Response of the chiral soliton lattice to spin polarized currents

TL;DR

This paper theoretically investigates how spin-polarized currents influence a chiral soliton lattice in a helimagnet, revealing steady motion at low currents and destabilization at high currents, with implications for spintronic device control.

Contribution

It provides a theoretical analysis of the dynamic response of a chiral soliton lattice to spin-polarized currents, including motion and destabilization mechanisms.

Findings

Steady lattice motion with velocity proportional to current at low densities.

Destabilization of the lattice leading to ferromagnetic state at high currents.

Potential application as an erasure mechanism in spintronics.

Abstract

Spin polarized currents originate a spin-transfer torque that enables the manipulation of magnetic textures.
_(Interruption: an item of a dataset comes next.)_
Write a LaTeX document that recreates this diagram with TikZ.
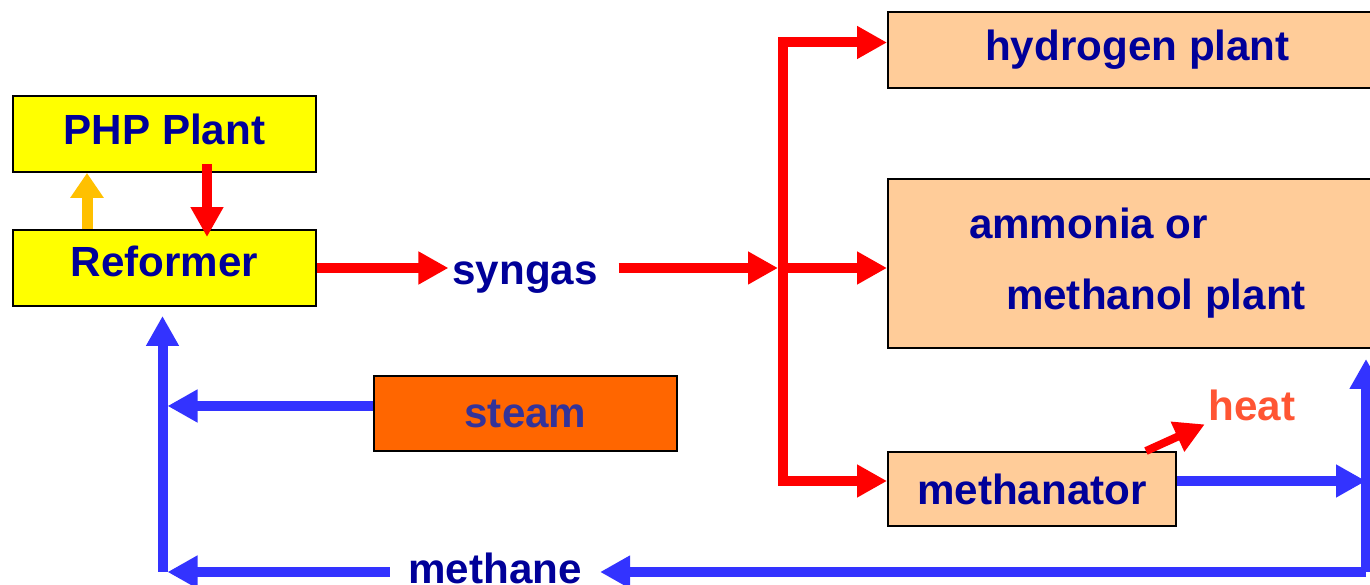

Here we theoretically study the effect of a spin-polarized current on the magnetic texture corresponding to a chiral soliton lattice in a monoaxial helimagnet under a transverse magnetic field. At sufficiently small current density the chiral soliton lattice reaches a steady motion state with a velocity proportional to the intensity of the applied current, the mobility being independent of the density of solitons and the magnetic field. This motion is accompanied with a small conical distortion of the chiral soliton lattice. At large current density the spin-transfer torque destabilizes the chiral soliton lattice, driving the system to a ferromagnetic state parallel to the magnetic field. We analyze how the deformation of the chiral soliton lattice depends on the applied current density. The destruction of the chiral soliton lattice under current could serve as a possible erasure mechanisms for spintronic applications.